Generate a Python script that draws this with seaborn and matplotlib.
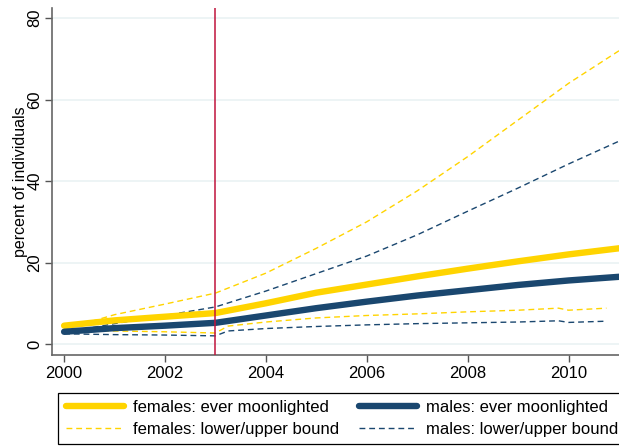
import numpy as np
import pandas as pd
import matplotlib
matplotlib.use('Agg')
import matplotlib.pyplot as plt
import seaborn as sns


# ============================================
# Data
# ============================================
years = [2000, 2001, 2002, 2003, 2004, 2005, 2006, 2007, 2008, 2009, 2010, 2011]

fem_ever   = [4.5, 5.8, 6.7, 7.6, 10.0, 12.6, 14.6, 16.6, 18.5, 20.3, 22.0, 23.5]
male_ever  = [3.0, 3.9, 4.5, 5.2, 7.0, 8.8, 10.4, 11.9, 13.2, 14.5, 15.6, 16.5]
fem_upper  = [3.6, 7.2, 9.8, 12.5, 17.4, 23.5, 30.0, 37.6, 46.0, 55.0, 64.0, 72.0]
male_upper = [2.8, 5.0, 7.0, 9.1, 13.0, 17.3, 21.6, 26.8, 32.6, 38.3, 44.2, 49.8]

low_years  = [2000, 2001, 2002, 2003, 2003.25, 2004, 2005, 2006, 2007, 2008,
              2009, 2009.8, 2010, 2010.75]
fem_lower  = [3.4, 3.2, 3.0, 2.7, 4.4, 5.4, 6.4, 7.0, 7.4, 7.9,
              8.3, 8.8, 8.3, 8.8]
male_lower = [2.5, 2.3, 2.2, 2.0, 3.2, 3.8, 4.3, 4.7, 5.0, 5.2,
              5.4, 5.7, 5.3, 5.6]

policy_year = 2003
y_ticks = [0, 20, 40, 60, 80]
x_ticks = [2000, 2002, 2004, 2006, 2008, 2010]

GOLD = '#FFD400'
NAVY = '#1A476F'
RED  = '#C0143C'


# ============================================
# Plot
# ============================================
sns.set_style('white')
plt.rcParams['font.family'] = ['Liberation Sans', 'DejaVu Sans']
plt.rcParams['text.color'] = 'black'
plt.rcParams['xtick.color'] = 'black'
plt.rcParams['ytick.color'] = 'black'
plt.rcParams['axes.labelcolor'] = 'black'

fig = plt.figure(figsize=(6.19, 4.47), dpi=100)
ax = fig.add_axes([52 / 619, (447 - 355) / 447, 567 / 619, 347 / 447])

for yv in y_ticks:
    ax.axhline(yv, color='#EAF2F3', lw=1.2, zorder=0)

dash = (0, (4.2, 2.8))
sns.lineplot(x=years, y=fem_upper, ax=ax, color=GOLD, lw=1.0,
             linestyle=dash, label='females: lower/upper bound')
sns.lineplot(x=low_years, y=fem_lower, ax=ax, color=GOLD, lw=1.0,
             linestyle=dash)
sns.lineplot(x=years, y=male_upper, ax=ax, color=NAVY, lw=1.0,
             linestyle=dash, label='males: lower/upper bound')
sns.lineplot(x=low_years, y=male_lower, ax=ax, color=NAVY, lw=1.0,
             linestyle=dash)
sns.lineplot(x=years, y=fem_ever, ax=ax, color=GOLD, lw=4.6,
             label='females: ever moonlighted')
sns.lineplot(x=years, y=male_ever, ax=ax, color=NAVY, lw=4.6,
             label='males: ever moonlighted')

ax.axvline(policy_year, color=RED, lw=1.1, zorder=5)

ax.set_xlim(1999.76, 2011.0)
ax.set_ylim(-2.7, 82.5)
ax.set_xticks(x_ticks)
ax.set_yticks(y_ticks)
ax.set_yticklabels([str(v) for v in y_ticks], rotation=90, va='center')
ax.tick_params(axis='both', labelsize=12, length=5, width=1,
               color='#555555', direction='out', left=True, bottom=True)
ax.tick_params(axis='y', pad=2)
ax.tick_params(axis='x', pad=3)
ax.set_ylabel('percent of individuals', fontsize=11.5)
ax.yaxis.set_label_coords(-0.043, 0.5)
ax.set_xlabel('')

for side in ['top', 'right']:
    ax.spines[side].set_visible(False)
for side in ['left', 'bottom']:
    ax.spines[side].set_color('#666666')
    ax.spines[side].set_linewidth(1.2)

# legend: gold solid / gold dashed in column 1, navy in column 2
handles, labels = ax.get_legend_handles_labels()
order = [labels.index(l) for l in ['females: ever moonlighted',
                                   'females: lower/upper bound',
                                   'males: ever moonlighted',
                                   'males: lower/upper bound']]
ax.legend([handles[i] for i in order], [labels[i] for i in order],
          ncol=2, loc='upper left',
          bbox_to_anchor=(58 / 619, (447 - 392.5) / 447),
          bbox_transform=fig.transFigure, borderaxespad=0,
          fontsize=12, handlelength=3.5, handletextpad=0.54,
          columnspacing=1.2, labelspacing=0.4, borderpad=0.45,
          frameon=True, fancybox=False, edgecolor='black', framealpha=1)
ax.get_legend().get_frame().set_linewidth(0.9)

plt.savefig('out.png', dpi=100)
plt.close()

────────────────────

EXERCISE PROMPT
Except for the pictures, print the data above exactly.

SOLVED EXERCISE
Generate a Python script that draws this with seaborn and matplotlib.
import numpy as np
import pandas as pd
import matplotlib
matplotlib.use('Agg')
import matplotlib.pyplot as plt
import seaborn as sns


# ============================================
# Data
# ============================================
years = [2000, 2001, 2002, 2003, 2004, 2005, 2006, 2007, 2008, 2009, 2010, 2011]

fem_ever   = [4.5, 5.8, 6.7, 7.6, 10.0, 12.6, 14.6, 16.6, 18.5, 20.3, 22.0, 23.5]
male_ever  = [3.0, 3.9, 4.5, 5.2, 7.0, 8.8, 10.4, 11.9, 13.2, 14.5, 15.6, 16.5]
fem_upper  = [3.6, 7.2, 9.8, 12.5, 17.4, 23.5, 30.0, 37.6, 46.0, 55.0, 64.0, 72.0]
male_upper = [2.8, 5.0, 7.0, 9.1, 13.0, 17.3, 21.6, 26.8, 32.6, 38.3, 44.2, 49.8]

low_years  = [2000, 2001, 2002, 2003, 2003.25, 2004, 2005, 2006, 2007, 2008,
              2009, 2009.8, 2010, 2010.75]
fem_lower  = [3.4, 3.2, 3.0, 2.7, 4.4, 5.4, 6.4, 7.0, 7.4, 7.9,
              8.3, 8.8, 8.3, 8.8]
male_lower = [2.5, 2.3, 2.2, 2.0, 3.2, 3.8, 4.3, 4.7, 5.0, 5.2,
              5.4, 5.7, 5.3, 5.6]

policy_year = 2003
y_ticks = [0, 20, 40, 60, 80]
x_ticks = [2000, 2002, 2004, 2006, 2008, 2010]

GOLD = '#FFD400'
NAVY = '#1A476F'
RED  = '#C0143C'


# ============================================
# Plot
# ============================================
sns.set_style('white')
plt.rcParams['font.family'] = ['Liberation Sans', 'DejaVu Sans']
plt.rcParams['text.color'] = 'black'
plt.rcParams['xtick.color'] = 'black'
plt.rcParams['ytick.color'] = 'black'
plt.rcParams['axes.labelcolor'] = 'black'

fig = plt.figure(figsize=(6.19, 4.47), dpi=100)
ax = fig.add_axes([52 / 619, (447 - 355) / 447, 567 / 619, 347 / 447])

for yv in y_ticks:
    ax.axhline(yv, color='#EAF2F3', lw=1.2, zorder=0)

dash = (0, (4.2, 2.8))
sns.lineplot(x=years, y=fem_upper, ax=ax, color=GOLD, lw=1.0,
             linestyle=dash, label='females: lower/upper bound')
sns.lineplot(x=low_years, y=fem_lower, ax=ax, color=GOLD, lw=1.0,
             linestyle=dash)
sns.lineplot(x=years, y=male_upper, ax=ax, color=NAVY, lw=1.0,
             linestyle=dash, label='males: lower/upper bound')
sns.lineplot(x=low_years, y=male_lower, ax=ax, color=NAVY, lw=1.0,
             linestyle=dash)
sns.lineplot(x=years, y=fem_ever, ax=ax, color=GOLD, lw=4.6,
             label='females: ever moonlighted')
sns.lineplot(x=years, y=male_ever, ax=ax, color=NAVY, lw=4.6,
             label='males: ever moonlighted')

ax.axvline(policy_year, color=RED, lw=1.1, zorder=5)

ax.set_xlim(1999.76, 2011.0)
ax.set_ylim(-2.7, 82.5)
ax.set_xticks(x_ticks)
ax.set_yticks(y_ticks)
ax.set_yticklabels([str(v) for v in y_ticks], rotation=90, va='center')
ax.tick_params(axis='both', labelsize=12, length=5, width=1,
               color='#555555', direction='out', left=True, bottom=True)
ax.tick_params(axis='y', pad=2)
ax.tick_params(axis='x', pad=3)
ax.set_ylabel('percent of individuals', fontsize=11.5)
ax.yaxis.set_label_coords(-0.043, 0.5)
ax.set_xlabel('')

for side in ['top', 'right']:
    ax.spines[side].set_visible(False)
for side in ['left', 'bottom']:
    ax.spines[side].set_color('#666666')
    ax.spines[side].set_linewidth(1.2)

# legend: gold solid / gold dashed in column 1, navy in column 2
handles, labels = ax.get_legend_handles_labels()
order = [labels.index(l) for l in ['females: ever moonlighted',
                                   'females: lower/upper bound',
                                   'males: ever moonlighted',
                                   'males: lower/upper bound']]
ax.legend([handles[i] for i in order], [labels[i] for i in order],
          ncol=2, loc='upper left',
          bbox_to_anchor=(58 / 619, (447 - 392.5) / 447),
          bbox_transform=fig.transFigure, borderaxespad=0,
          fontsize=12, handlelength=3.5, handletextpad=0.54,
          columnspacing=1.2, labelspacing=0.4, borderpad=0.45,
          frameon=True, fancybox=False, edgecolor='black', framealpha=1)
ax.get_legend().get_frame().set_linewidth(0.9)

plt.savefig('out.png', dpi=100)
plt.close()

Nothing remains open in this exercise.